Currently, we are in a live situation where one planner’s opinion is contradicting another.  An investor who is reliant upon the instruction of others, will often be led totally by their opinion.

This is an unwise stance to take, many professionals are not commercially minded.  They often do not know how to quantify and take risks.  This is why they do what they do.  More often than not, they take the more conservative option, which is if there is any element of risk then to advise the client not to do the deal.  This way they protect themselves from any future liability.  In principle, inaction is better than action; it’s the safer option.

A few years ago, when we were purchasing a block in Kilburn consisting of 23 units, an hour before the exchange deadline the lawyer pointed out a flaw in the building.  There were some illegal works that had been done to the property, which would affect the ability of a lender to lend.  Also, this meant we were risking action both from the council and the freeholder.

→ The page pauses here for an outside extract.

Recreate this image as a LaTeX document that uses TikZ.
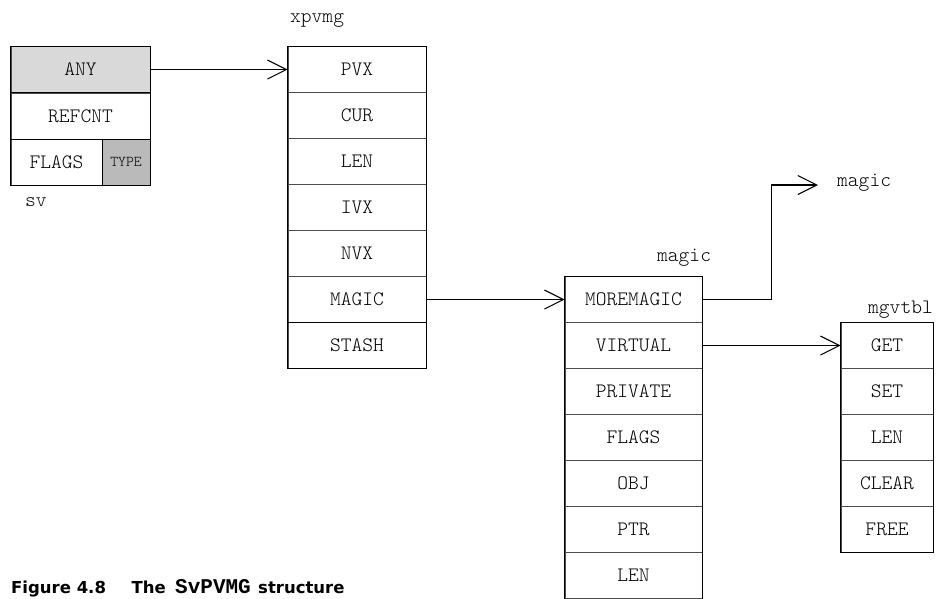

We had to take a call as we were in a contract race, and we expected if the deal was not exchanged on the Friday evening, over the weekend the competing party will have lined up their ducks and would be in a position to exchange first thing on Monday morning.  Often having another party in the race makes One laser focused, despite dragging One’s feet previously for several months.  Our investor, understanding the risk involved, took the call to do the deal, and consequently made 40% per annum on their investment.  Not all calls have been successful in recent years, there have been some losses as well.  This is the nature of investment.

Going back to our live situation, our planner and team who have been involved in this site are extremely confident of getting planning for over one hundred units.  The investor considering the deal has got his planner to double check the conclusion.  His planner has done a very prima facie analysis and concluded not to do the deal.

This advice, if incorrect, will cause the investor to potentially lose about £12m in profit.  There are many flaws in his planner’s analysis.  Firstly, he is not qualified in terms of his experience, his experience seems to be focused in London, the piece of land in question is well outside London.  Secondly, he has not taken the time to look into the detail, choosing instead to ride off headlines.  When the deal is this lucrative One needs to get into the nitty gritty, or be confident someone else has done so on One’s behalf.

So, what’s the conclusion?  Professionals are there to give their advice and opinions, keeping in mind they will always be looking to cover their behinds.  One needs to ensure they are holding the reins to take the final decision, and that the decision is not clouded by fear.